Iranian President Mahmoud Ahmadinejad says he is willing to have “face-to-face” talks with his US counterpart, Barack Obama.
In a televised speech to expatriate Iranians, Mr Ahmadinejad said he was ready to hold a debate with the US leader in front of the media.
He said he planned to be in the US for the UN General Assembly next month.
The US has not had direct diplomatic ties with Iran for more than 30 years.
The move comes after fresh sanctions by the international community over Iran’s nuclear program
The White House has yet to respond to the challenge but has previously declined similar offers.

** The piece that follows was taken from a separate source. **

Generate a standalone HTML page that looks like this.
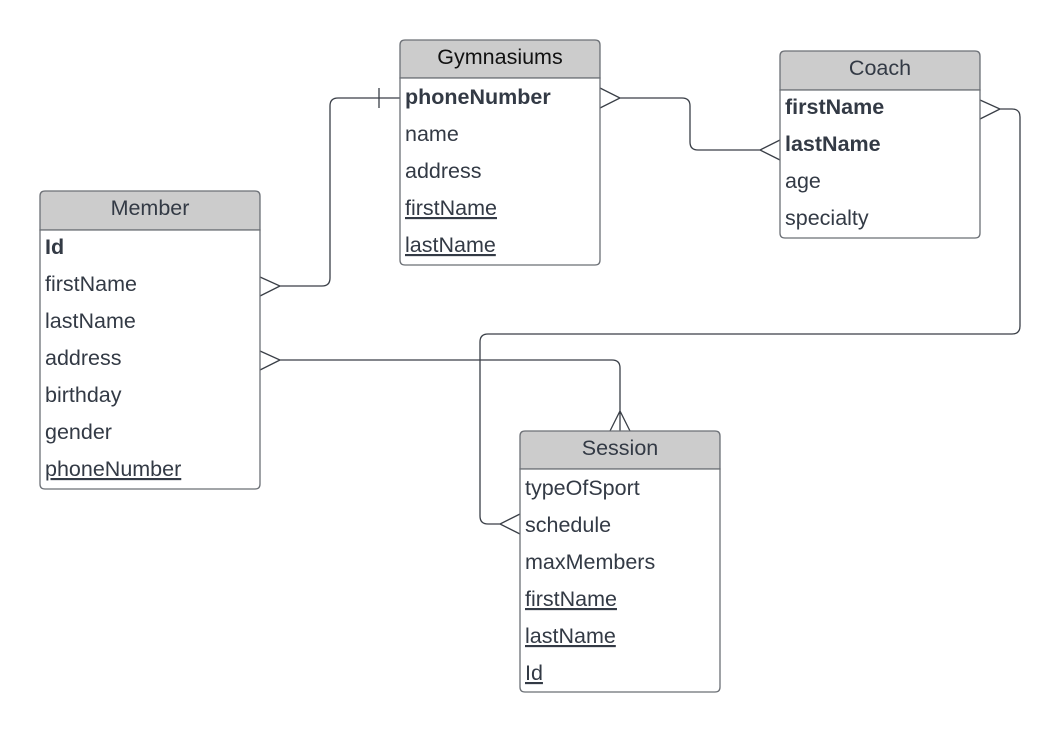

“We are ready to sit down with Mr Obama face-to-face and put the global issues on the table, man-to-man, freely, and in front of the media and see whose solutions are better. We think this is a better approach,” Mr Ahmadinejad said.
The Iranian leader, who maintains that US policy favors its rival, Israel, said that former US President George W Bush had never taken Iran’s offer up because he was “scared”.
Washington also refused a similar offer last September.
“We are ready to have high level talk based on mutual respect and dignity… but if you think you can brandish a stick so that we accept all that you say, that will not happen,” he said, in front of a cheering crowd.
He said that Mr Obama “overly values Zionists” and had missed taking advantage of “historic opportunities” to change relations between the two countries.
Shortly after coming to power, Mr Obama had extended an offer of diplomacy towards Iran, but relations have since deteriorated.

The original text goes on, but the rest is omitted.